____ PROVIDED INFORMATION

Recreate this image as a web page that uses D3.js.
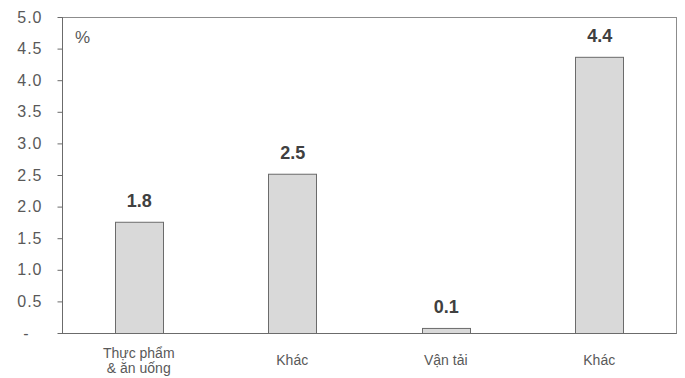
<!DOCTYPE html>
<html>
<head>
<meta charset="utf-8">
<script src="https://cdn.jsdelivr.net/npm/d3@7"></script>
<style>
  body { margin: 0; background: #fff; }
  svg { display: block; font-family: Arial, "Liberation Sans", sans-serif; }
</style>
</head>
<body>
<svg id="chart" width="685" height="378"></svg>
<script>
// Category labels (line breaks split with "\n")
const categories = ["Thực phẩm\n& ăn uống", "Khác", "Vận tải", "Khác"];
const values = [1.76, 2.52, 0.08, 4.37];
const yTicks = [0, 0.5, 1.0, 1.5, 2.0, 2.5, 3.0, 3.5, 4.0, 4.5, 5.0];
const unitLabel = "%";

const svg = d3.select("#chart");
const margin = { left: 62, right: 9, top: 17, bottom: 45 };
const W = 685, H = 378;
const innerW = W - margin.left - margin.right;
const innerH = H - margin.top - margin.bottom;

const g = svg.append("g").attr("transform", `translate(${margin.left},${margin.top})`);

const x = d3.scaleBand().domain(d3.range(categories.length)).range([0, innerW]).paddingInner(0.69).paddingOuter(0.345);
const y = d3.scaleLinear().domain([0, 5]).range([innerH, 0]);

// Frame around plot area
g.append("rect")
  .attr("x", 0.5).attr("y", 0.5)
  .attr("width", innerW).attr("height", innerH)
  .attr("fill", "none").attr("stroke", "#8c8c8c").attr("stroke-width", 1);

// Bars
g.selectAll("rect.bar").data(values).join("rect")
  .attr("class", "bar")
  .attr("x", (d, i) => Math.round(x(i)) + 0.5)
  .attr("y", d => y(d) + 0.5)
  .attr("width", Math.round(x.bandwidth()))
  .attr("height", d => innerH - y(d))
  .attr("fill", "#d9d9d9")
  .attr("stroke", "#6b6b6b")
  .attr("stroke-width", 1);

// Value labels
const fmt = d3.format(".1f");
g.selectAll("text.val").data(values).join("text")
  .attr("class", "val")
  .attr("x", (d, i) => x(i) + x.bandwidth() / 2 + 0.5)
  .attr("y", d => y(d) - 15)
  .attr("text-anchor", "middle")
  .attr("font-size", 18).attr("font-weight", "bold")
  .attr("fill", "#404040")
  .text(d => fmt(d));

// Y axis
const yAxis = d3.axisLeft(y).tickValues(yTicks).tickSize(5).tickPadding(15)
  .tickFormat(d => d === 0 ? "-" : fmt(d));
const ya = g.append("g").attr("transform", "translate(0.5,0)").call(yAxis);
ya.select(".domain").attr("stroke", "#6b6b6b").attr("d", `M0,0.5V${innerH + 0.5}`);
ya.selectAll(".tick line").attr("stroke", "#6b6b6b");
ya.selectAll(".tick text").attr("fill", "#595959").attr("font-size", 16)
  .attr("letter-spacing", "1px")
  .attr("font-family", "Arial, 'Liberation Sans', sans-serif");
ya.selectAll(".tick").filter(d => d === 0).select("text").attr("dx", "-13");

// Bottom axis line
g.append("line").attr("x1", 0).attr("x2", innerW + 0.5)
  .attr("y1", innerH + 0.5).attr("y2", innerH + 0.5)
  .attr("stroke", "#6b6b6b");

// Category labels
const cat = g.selectAll("text.cat").data(categories).join("text")
  .attr("class", "cat")
  .attr("text-anchor", "middle")
  .attr("font-size", 14)
  .attr("fill", "#595959");
cat.each(function(d, i) {
  const lines = d.split("\n");
  const cx = x(i) + x.bandwidth() / 2;
  const lh = 15;
  const startY = innerH + 32 - (lines.length - 1) * lh / 2;
  d3.select(this).selectAll("tspan").data(lines).join("tspan")
    .attr("x", cx).attr("y", (l, k) => startY + k * lh)
    .text(l => l);
});

// Unit label
g.append("text").attr("x", 13).attr("y", 26)
  .attr("font-size", 17).attr("fill", "#595959")
  .text(unitLabel);
</script>
</body>
</html>
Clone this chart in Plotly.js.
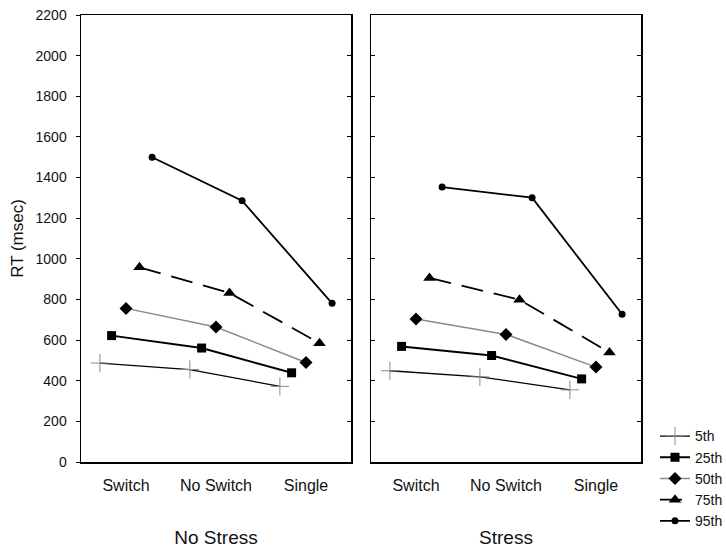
<!DOCTYPE html>
<html>
<head>
<meta charset="utf-8">
<script src="https://cdn.plot.ly/plotly-3.0.1.min.js"></script>
<style>html,body{margin:0;padding:0;background:#fff;}#chart{width:726px;height:551px;}</style>
</head>
<body>
<div id="chart"></div>
<script>
const conditions = ["Switch", "No Switch", "Single"];
const panels = ["No Stress", "Stress"];
const percentiles = ["5th", "25th", "50th", "75th", "95th"];

// RT (msec) per percentile, No Stress panel
const noStress5  = [487, 455, 372];
const noStress25 = [622, 561, 439];
const noStress50 = [756, 664, 490];
const noStress75 = [958, 832, 585];
const noStress95 = [1500, 1286, 781];

// RT (msec) per percentile, Stress panel
const stress5  = [449, 419, 355];
const stress25 = [569, 524, 409];
const stress50 = [704, 628, 467];
const stress75 = [906, 799, 539];
const stress95 = [1353, 1301, 727];

const yTicks = [0,200,400,600,800,1000,1200,1400,1600,1800,2000,2200];

const noStressSeries = [noStress5, noStress25, noStress50, noStress75, noStress95];
const stressSeries = [stress5, stress25, stress50, stress75, stress95];

// styling per percentile
const offsets = [-0.29, -0.16, 0, 0.15, 0.29];
const styles = [
  {line:{color:'#000', width:1.3}, marker:{symbol:'cross-thin-open', size:13, color:'#8a8a8a', line:{color:'#8a8a8a', width:1}}},
  {line:{color:'#000', width:2}, marker:{symbol:'square', size:9, color:'#000'}},
  {line:{color:'#8a8a8a', width:1.5}, marker:{symbol:'diamond', size:10, color:'#000'}},
  {line:{color:'#000', width:1.8, dash:'22px,11px'}, marker:{symbol:'triangle-up', size:11, color:'#000'}},
  {line:{color:'#000', width:1.8}, marker:{symbol:'circle', size:7, color:'#000'}}
];

const traces = [];
[noStressSeries, stressSeries].forEach((set, p) => {
  set.forEach((vals, i) => {
    traces.push({
      type:'scatter', mode:'lines+markers',
      x: conditions.map((c, k) => k + offsets[i]),
      y: vals,
      name: percentiles[i],
      legendgroup: percentiles[i],
      showlegend: p === 0,
      xaxis: p === 0 ? 'x' : 'x2',
      yaxis: p === 0 ? 'y' : 'y2',
      line: styles[i].line,
      marker: styles[i].marker,
      hoverinfo:'x+y'
    });
  });
});

const font = {family:'Arial, "Liberation Sans", sans-serif', color:'#111'};
const xBase = {
  range:[-0.5, 2.5], tickvals:[0,1,2], ticktext:conditions, ticks:'', ticklabelstandoff:8,
  showline:true, linecolor:'#000', linewidth:1.5, mirror:true, showgrid:false, zeroline:false,
  tickfont:{size:16, family:font.family, color:'#111'}
};
const yBase = {
  range:[0, 2200], tickvals:yTicks, showgrid:false, zeroline:false,
  showline:true, linecolor:'#000', linewidth:1.5, ticklen:4, tickcolor:'#000',
  tickfont:{size:14, family:font.family, color:'#111'}
};

const layout = {
  width:726, height:551,
  margin:{l:81, r:85, t:15, b:89, autoexpand:false},
  paper_bgcolor:'#fff', plot_bgcolor:'#fff',
  font: font,
  showlegend:true,
  legend:{x:1.025, y:0.093, xanchor:'left', yanchor:'top', font:{size:14, family:font.family, color:'#111'},
          bgcolor:'rgba(0,0,0,0)', tracegroupgap:0, itemwidth:30},
  xaxis: Object.assign({}, xBase, {domain:[0, 270/560], anchor:'y',
    title:{text:panels[0], font:{size:19, family:font.family, color:'#111'}, standoff:38}}),
  xaxis2: Object.assign({}, xBase, {domain:[290/560, 1], anchor:'y2',
    title:{text:panels[1], font:{size:19, family:font.family, color:'#111'}, standoff:38}}),
  yaxis: Object.assign({}, yBase, {anchor:'x', ticks:'outside', ticklabelstandoff:6,
    title:{text:'RT (msec)', font:{size:17, family:font.family, color:'#111'}, standoff:7}}),
  yaxis3: Object.assign({}, yBase, {anchor:'x', overlaying:'y', side:'right', ticks:'inside', showticklabels:false}),
  yaxis2: Object.assign({}, yBase, {anchor:'x2', ticks:'inside', mirror:'ticks', showticklabels:false})
};

// invisible trace so yaxis3 is drawn
traces.push({type:'scatter', x:[0], y:[0], xaxis:'x', yaxis:'y3', mode:'markers', marker:{opacity:0}, showlegend:false, hoverinfo:'skip'});

Plotly.newPlot('chart', traces, layout, {displayModeBar:false, staticPlot:true});
</script>
</body>
</html>
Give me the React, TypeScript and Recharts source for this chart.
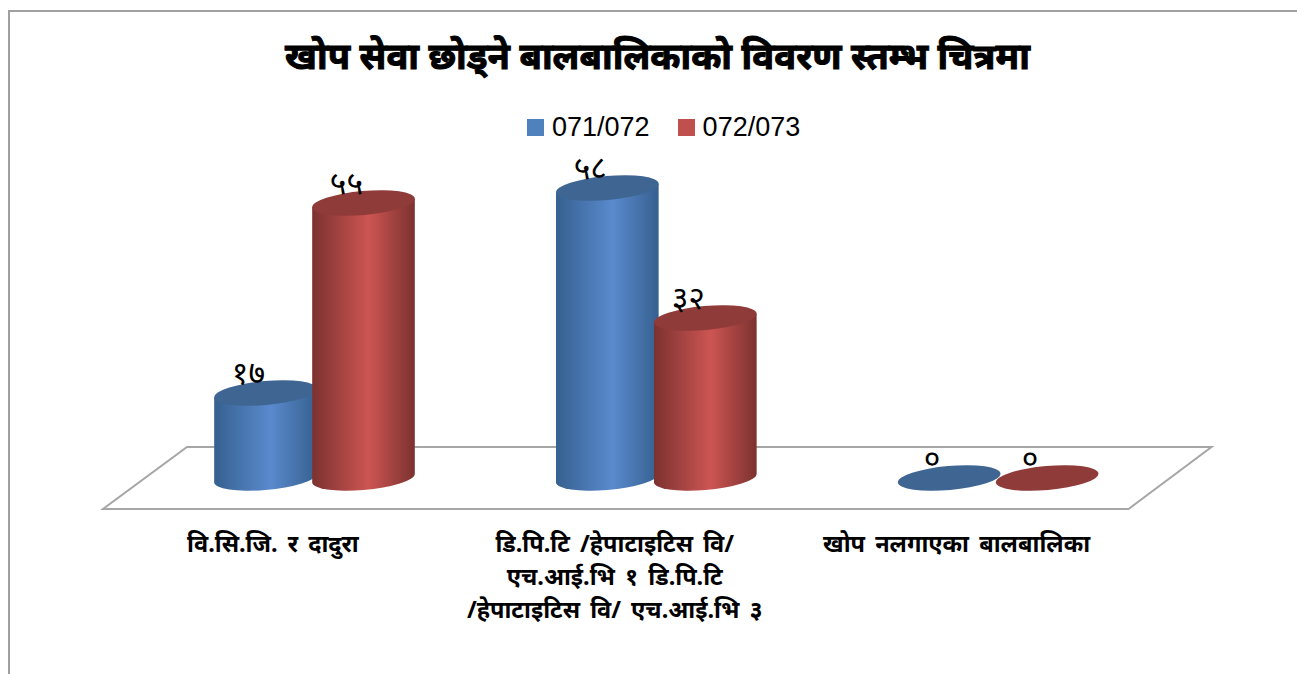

________

### AIM:
Extract each line holding the string "this".

### PROBLEM SOLUTION:
Recreate this image as a web page that uses D3.js.
  d3.select(this).selectAll("tspan").data(lines).join("tspan")
Clone this chart in Plotly.js.
Give me the React, TypeScript and Recharts source for this chart.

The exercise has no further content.